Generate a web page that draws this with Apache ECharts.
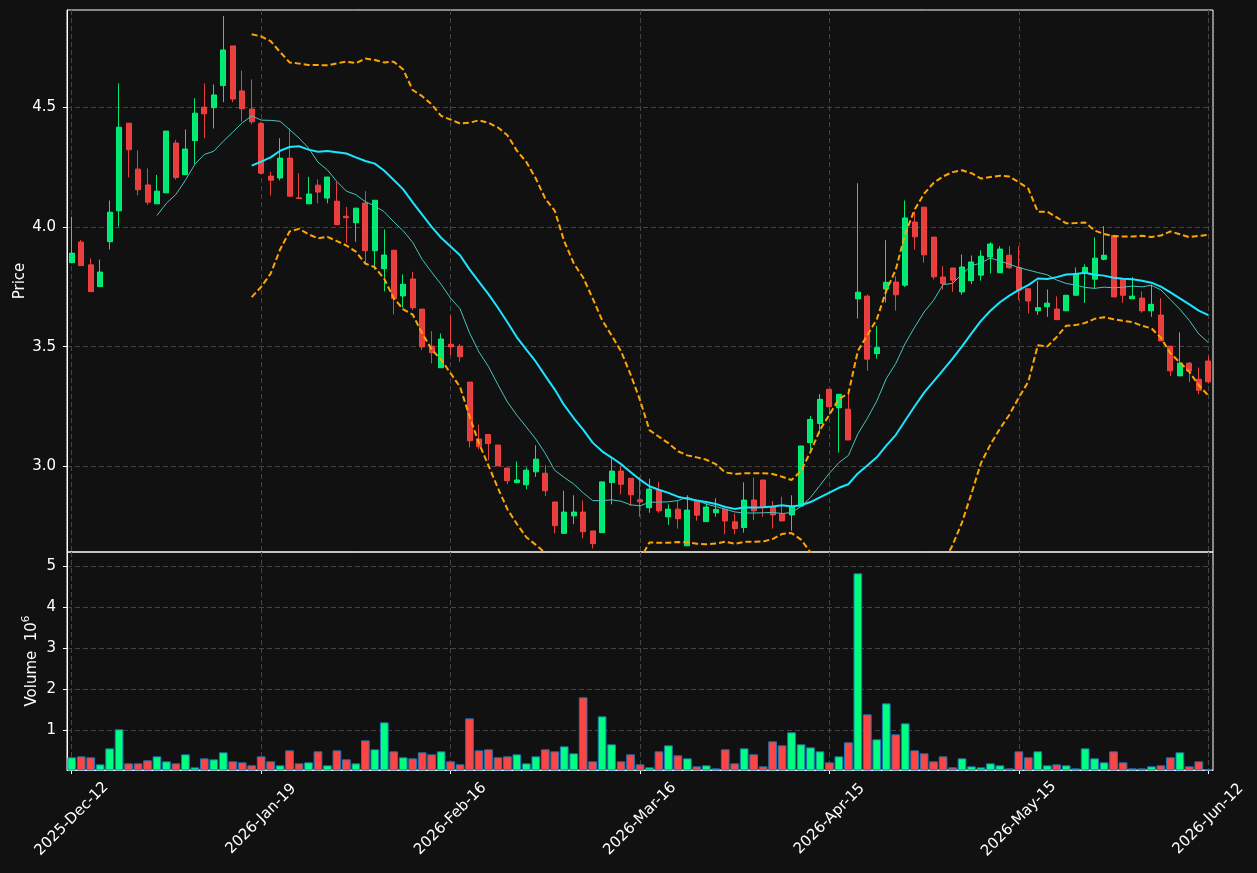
<!DOCTYPE html>
<html>
<head>
<meta charset="utf-8">
<title>Price / Volume</title>
<script src="https://cdn.jsdelivr.net/npm/echarts@6/dist/echarts.min.js"></script>
<style>
  html, body { margin: 0; padding: 0; background: #111111; }
  #chart { width: 1257px; height: 873px; }
</style>
</head>
<body>
<div id="chart"></div>
<script>
// 交易日: 从首日起的工作日, 去掉休市日
const firstDay = '2025-12-12'
const sessionCount = 121
const skippedDays = ['2025-12-24', '2025-12-25', '2025-12-26', '2025-12-31', '2026-01-01', '2026-01-02',
  '2026-04-03', '2026-04-06', '2026-05-01', '2026-05-04']
const monthNames = ['Jan', 'Feb', 'Mar', 'Apr', 'May', 'Jun', 'Jul', 'Aug', 'Sep', 'Oct', 'Nov', 'Dec']

const opens = [
  3.851, 3.937, 3.842, 3.751, 3.939, 4.068, 4.434, 4.242, 4.176, 4.097,
  4.143, 4.351, 4.219, 4.361, 4.501, 4.499, 4.591, 4.757, 4.569, 4.493,
  4.433, 4.213, 4.205, 4.288, 4.122, 4.097, 4.175, 4.121, 4.108, 4.045,
  4.018, 4.100, 3.901, 3.826, 3.903, 3.712, 3.783, 3.657, 3.502, 3.412,
  3.510, 3.502, 3.352, 3.114, 3.133, 3.089, 2.993, 2.932, 2.923, 2.977,
  2.971, 2.851, 2.720, 2.793, 2.809, 2.730, 2.723, 2.932, 2.980, 2.950,
  2.860, 2.827, 2.900, 2.789, 2.821, 2.668, 2.858, 2.769, 2.806, 2.820,
  2.768, 2.744, 2.859, 2.943, 2.831, 2.800, 2.797, 2.834, 3.099, 3.179,
  3.322, 3.245, 3.239, 3.700, 3.711, 3.471, 3.741, 3.770, 3.757, 4.021,
  4.083, 3.958, 3.791, 3.829, 3.729, 3.776, 3.799, 3.875, 3.809, 3.882,
  3.831, 3.742, 3.650, 3.667, 3.657, 3.650, 3.715, 3.809, 3.782, 3.865,
  3.965, 3.780, 3.700, 3.703, 3.650, 3.632, 3.502, 3.378, 3.431, 3.364,
  3.440
]
const closes = [
  3.891, 3.839, 3.730, 3.812, 4.062, 4.417, 4.323, 4.156, 4.104, 4.150,
  4.401, 4.207, 4.326, 4.476, 4.473, 4.552, 4.740, 4.535, 4.494, 4.440,
  4.225, 4.196, 4.288, 4.129, 4.119, 4.138, 4.146, 4.209, 4.010, 4.039,
  4.079, 3.901, 4.112, 3.883, 3.701, 3.761, 3.663, 3.499, 3.475, 3.532,
  3.499, 3.458, 3.107, 3.082, 3.095, 3.002, 2.940, 2.943, 2.984, 3.030,
  2.898, 2.752, 2.809, 2.809, 2.727, 2.677, 2.935, 2.980, 2.925, 2.881,
  2.852, 2.905, 2.814, 2.821, 2.781, 2.817, 2.796, 2.830, 2.820, 2.772,
  2.740, 2.859, 2.814, 2.828, 2.797, 2.772, 2.834, 3.085, 3.196, 3.280,
  3.249, 3.301, 3.110, 3.728, 3.448, 3.496, 3.769, 3.717, 4.038, 3.959,
  3.884, 3.792, 3.764, 3.778, 3.833, 3.854, 3.878, 3.929, 3.908, 3.830,
  3.736, 3.691, 3.663, 3.682, 3.613, 3.715, 3.806, 3.831, 3.870, 3.882,
  3.708, 3.715, 3.711, 3.650, 3.677, 3.524, 3.399, 3.431, 3.398, 3.318,
  3.353
]
const lows = [
  3.849, 3.839, 3.730, 3.751, 3.906, 4.002, 4.208, 4.132, 4.093, 4.097,
  4.143, 4.198, 4.219, 4.263, 4.371, 4.412, 4.522, 4.522, 4.441, 4.430,
  4.222, 4.131, 4.195, 4.129, 4.119, 4.097, 4.099, 4.099, 4.010, 3.934,
  3.938, 3.841, 3.821, 3.731, 3.635, 3.663, 3.653, 3.486, 3.430, 3.412,
  3.465, 3.437, 3.079, 3.071, 3.026, 3.002, 2.925, 2.929, 2.904, 2.956,
  2.876, 2.720, 2.720, 2.758, 2.699, 2.657, 2.723, 2.841, 2.883, 2.834,
  2.789, 2.806, 2.806, 2.756, 2.740, 2.668, 2.773, 2.769, 2.789, 2.716,
  2.716, 2.723, 2.775, 2.789, 2.740, 2.772, 2.731, 2.834, 3.057, 3.137,
  3.214, 3.058, 3.110, 3.618, 3.399, 3.450, 3.685, 3.651, 3.750, 3.906,
  3.851, 3.781, 3.739, 3.729, 3.717, 3.762, 3.776, 3.806, 3.809, 3.824,
  3.694, 3.639, 3.633, 3.625, 3.613, 3.650, 3.715, 3.683, 3.742, 3.861,
  3.708, 3.683, 3.700, 3.642, 3.625, 3.524, 3.377, 3.378, 3.352, 3.301,
  3.346
]
const highs = [
  4.043, 3.946, 3.869, 3.864, 4.111, 4.600, 4.434, 4.320, 4.245, 4.218,
  4.401, 4.364, 4.408, 4.538, 4.600, 4.596, 4.882, 4.757, 4.654, 4.617,
  4.440, 4.231, 4.371, 4.412, 4.225, 4.210, 4.199, 4.209, 4.189, 4.084,
  4.079, 4.150, 4.112, 3.990, 3.903, 3.802, 3.813, 3.657, 3.565, 3.555,
  3.631, 3.510, 3.352, 3.175, 3.133, 3.089, 2.993, 3.020, 2.995, 3.088,
  3.004, 2.851, 2.898, 2.879, 2.858, 2.730, 2.935, 3.033, 3.001, 2.950,
  2.956, 2.948, 2.935, 2.841, 2.855, 2.879, 2.858, 2.845, 2.866, 2.824,
  2.803, 2.933, 2.953, 2.943, 2.855, 2.873, 2.879, 3.085, 3.210, 3.302,
  3.322, 3.301, 3.305, 4.183, 3.718, 3.587, 3.945, 3.794, 4.111, 4.064,
  4.083, 3.958, 3.836, 3.829, 3.885, 3.881, 3.903, 3.937, 3.920, 3.920,
  3.920, 3.742, 3.775, 3.739, 3.710, 3.715, 3.831, 3.844, 3.957, 4.004,
  3.965, 3.780, 3.791, 3.731, 3.760, 3.703, 3.502, 3.560, 3.436, 3.413,
  3.461
]
// 成交量, 单位 10^6
const volumes = [
  0.341, 0.365, 0.341, 0.170, 0.560, 1.024, 0.194, 0.194, 0.268, 0.365,
  0.243, 0.194, 0.414, 0.097, 0.316, 0.292, 0.463, 0.243, 0.219, 0.146,
  0.365, 0.243, 0.146, 0.511, 0.194, 0.219, 0.487, 0.146, 0.511, 0.292,
  0.194, 0.755, 0.536, 1.194, 0.487, 0.341, 0.316, 0.463, 0.414, 0.487,
  0.243, 0.170, 1.292, 0.511, 0.536, 0.341, 0.365, 0.414, 0.194, 0.365,
  0.536, 0.487, 0.609, 0.438, 1.804, 0.243, 1.341, 0.658, 0.243, 0.414,
  0.170, 0.097, 0.487, 0.633, 0.390, 0.316, 0.121, 0.146, 0.072, 0.536,
  0.194, 0.560, 0.414, 0.121, 0.731, 0.633, 0.951, 0.658, 0.584, 0.487,
  0.219, 0.365, 0.707, 4.828, 1.389, 0.780, 1.658, 0.902, 1.170, 0.511,
  0.438, 0.243, 0.365, 0.097, 0.316, 0.121, 0.097, 0.194, 0.146, 0.072,
  0.487, 0.341, 0.487, 0.146, 0.170, 0.146, 0.072, 0.560, 0.316, 0.219,
  0.487, 0.219, 0.072, 0.072, 0.121, 0.146, 0.341, 0.463, 0.121, 0.243,
  0.048
]

const priceTicks = [3.0, 3.5, 4.0, 4.5]
const volumeTicks = [1, 2, 3, 4, 5]
const labelEvery = 20

const upColor = '#00ff7f'
const downColor = '#ff4444'
const textColor = '#ffffff'
const gridColor = '#444444'
const font = 'DejaVu Sans'
const fontSize = 15

function tradingDays () {
  let days = []
  let d = new Date(firstDay + 'T00:00:00Z')
  while (days.length < sessionCount) {
    let iso = d.toISOString().slice(0, 10)
    let wd = d.getUTCDay()
    if (wd !== 0 && wd !== 6 && skippedDays.indexOf(iso) < 0) days.push(iso)
    d.setUTCDate(d.getUTCDate() + 1)
  }
  return days
}

function formatDay (iso) {
  let p = iso.split('-')
  return p[0] + '-' + monthNames[+p[1] - 1] + '-' + p[2]
}

function movingAverage (values, n) {
  return values.map((v, i) => {
    if (i < n - 1) return '-'
    let s = 0
    for (let k = i - n + 1; k <= i; k++) s += values[k]
    return s / n
  })
}

// 布林带: 20 日均线 ± 2 倍标准差
function bollinger (values, n, k) {
  let mid = movingAverage(values, n)
  let upper = []
  let lower = []
  values.forEach((v, i) => {
    if (i < n - 1) { upper.push('-'); lower.push('-'); return }
    let s = 0
    for (let j = i - n + 1; j <= i; j++) s += (values[j] - mid[i]) ** 2
    let sd = Math.sqrt(s / n)
    upper.push(mid[i] + k * sd)
    lower.push(mid[i] - k * sd)
  })
  return { upper, lower }
}

const days = tradingDays()
const candles = opens.map((o, i) => [o, closes[i], lows[i], highs[i]])
const ma10 = movingAverage(closes, 10)
const ma20 = movingAverage(closes, 20)
const bands = bollinger(closes, 20, 2)
const volumeBars = volumes.map((v, i) => ({
  value: v,
  itemStyle: { color: closes[i] >= opens[i] ? upColor : downColor }
}))

const showEvery = (idx) => idx % labelEvery === 0
const dashed = { color: gridColor, type: [5, 3], width: 1 }

let chart = echarts.init(document.getElementById('chart'))
chart.setOption({
  backgroundColor: '#111111',
  animation: false,
  grid: [
    { left: 67, right: 44, top: 10, height: 542, show: true, borderColor: '#ffffff', borderWidth: 1, outerBoundsMode: 'none' },
    { left: 67, right: 44, top: 552, height: 218, show: true, borderColor: '#ffffff', borderWidth: 1, outerBoundsMode: 'none' }
  ],
  xAxis: [
    {
      gridIndex: 0,
      type: 'category',
      data: days,
      axisLine: { show: false },
      axisTick: { show: false },
      axisLabel: { show: false },
      splitLine: { show: true, interval: showEvery, alignWithLabel: true, lineStyle: dashed }
    },
    {
      gridIndex: 1,
      type: 'category',
      data: days,
      axisLine: { show: true, lineStyle: { color: '#ffffff' } },
      axisTick: { show: true, interval: showEvery, alignWithLabel: true, length: 4, lineStyle: { color: '#ffffff' } },
      axisLabel: {
        interval: showEvery,
        rotate: 45,
        align: 'center',
        verticalAlign: 'middle',
        margin: 49,
        color: textColor,
        fontSize: fontSize,
        fontFamily: font,
        formatter: formatDay
      },
      splitLine: { show: true, interval: showEvery, alignWithLabel: true, lineStyle: dashed }
    }
  ],
  yAxis: [
    {
      gridIndex: 0,
      type: 'value',
      min: 2.642,
      max: 4.907,
      axisLine: { show: true, lineStyle: { color: '#ffffff' } },
      axisTick: { show: true, customValues: priceTicks, length: 4, lineStyle: { color: '#ffffff' } },
      axisLabel: {
        customValues: priceTicks,
        margin: 11,
        color: textColor,
        fontSize: fontSize,
        fontFamily: font,
        formatter: (v) => v.toFixed(1)
      },
      splitLine: { show: true, lineStyle: dashed },
      name: 'Price',
      nameLocation: 'middle',
      nameRotate: 90,
      nameGap: 39,
      nameMoveOverlap: false,
      nameTextStyle: { color: textColor, fontSize: fontSize, fontFamily: font }
    },
    {
      gridIndex: 1,
      type: 'value',
      min: 0.032,
      max: 5.349,
      axisLine: { show: true, lineStyle: { color: '#ffffff' } },
      axisTick: { show: true, customValues: volumeTicks, length: 4, lineStyle: { color: '#ffffff' } },
      axisLabel: {
        customValues: volumeTicks,
        margin: 11,
        color: textColor,
        fontSize: fontSize,
        fontFamily: font,
        formatter: (v) => String(v)
      },
      splitLine: { show: true, lineStyle: dashed },
      name: '{v|Volume  10}{s|6}',
      nameLocation: 'middle',
      nameRotate: 90,
      nameGap: 27,
      nameMoveOverlap: false,
      nameTextStyle: {
        color: textColor,
        fontFamily: font,
        rich: {
          v: { color: textColor, fontSize: fontSize, fontFamily: font, lineHeight: 19, verticalAlign: 'bottom' },
          s: { color: textColor, fontSize: 10.5, fontFamily: font, lineHeight: 19, verticalAlign: 'top' }
        }
      }
    }
  ],
  series: [
    {
      name: 'candles',
      type: 'candlestick',
      xAxisIndex: 0,
      yAxisIndex: 0,
      data: candles,
      barWidth: '58%',
      itemStyle: {
        color: 'rgba(0,255,127,0.9)',
        color0: 'rgba(255,68,68,0.9)',
        borderColor: 'rgba(0,255,127,0.9)',
        borderColor0: 'rgba(255,68,68,0.9)',
        borderWidth: 1
      }
    },
    {
      name: 'MA10',
      type: 'line',
      xAxisIndex: 0,
      yAxisIndex: 0,
      data: ma10,
      showSymbol: false,
      clip: true,
      lineStyle: { color: '#45c6bd', width: 1 },
      z: 3
    },
    {
      name: 'MA20',
      type: 'line',
      xAxisIndex: 0,
      yAxisIndex: 0,
      data: ma20,
      showSymbol: false,
      clip: true,
      lineStyle: { color: '#1ae6ff', width: 2 },
      z: 3
    },
    {
      name: 'upper',
      type: 'line',
      xAxisIndex: 0,
      yAxisIndex: 0,
      data: bands.upper,
      showSymbol: false,
      clip: true,
      lineStyle: { color: '#ffa500', width: 2, type: [6, 3] },
      z: 3
    },
    {
      name: 'lower',
      type: 'line',
      xAxisIndex: 0,
      yAxisIndex: 0,
      data: bands.lower,
      showSymbol: false,
      clip: true,
      lineStyle: { color: '#ffa500', width: 2, type: [6, 3] },
      z: 3
    },
    {
      name: 'volume',
      type: 'bar',
      xAxisIndex: 1,
      yAxisIndex: 1,
      data: volumeBars,
      barWidth: '92%',
      itemStyle: { borderColor: '#1f77b4', borderWidth: 1 }
    }
  ]
})
</script>
</body>
</html>
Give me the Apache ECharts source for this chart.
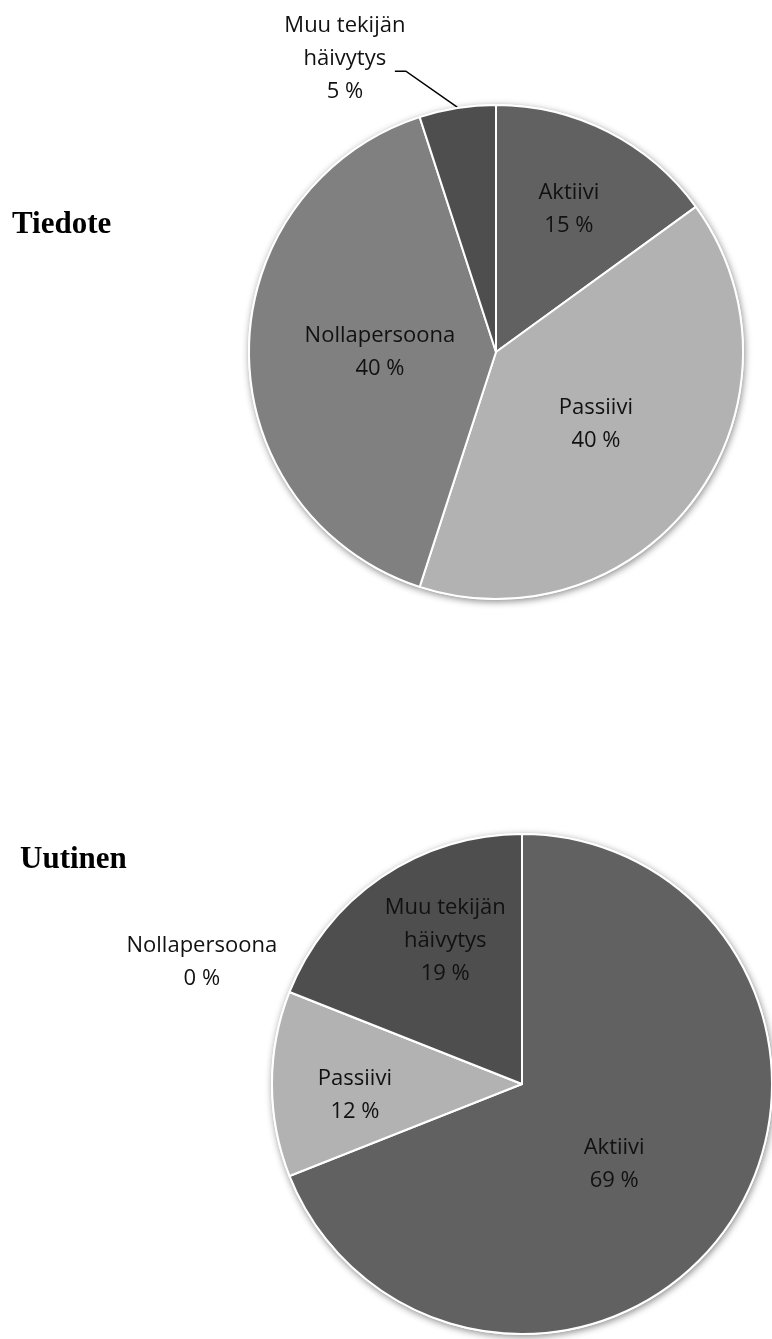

- **Written problem**:
From the records above, report the count of lines containing "Apache" and nothing more.

- **Solved problem**:
2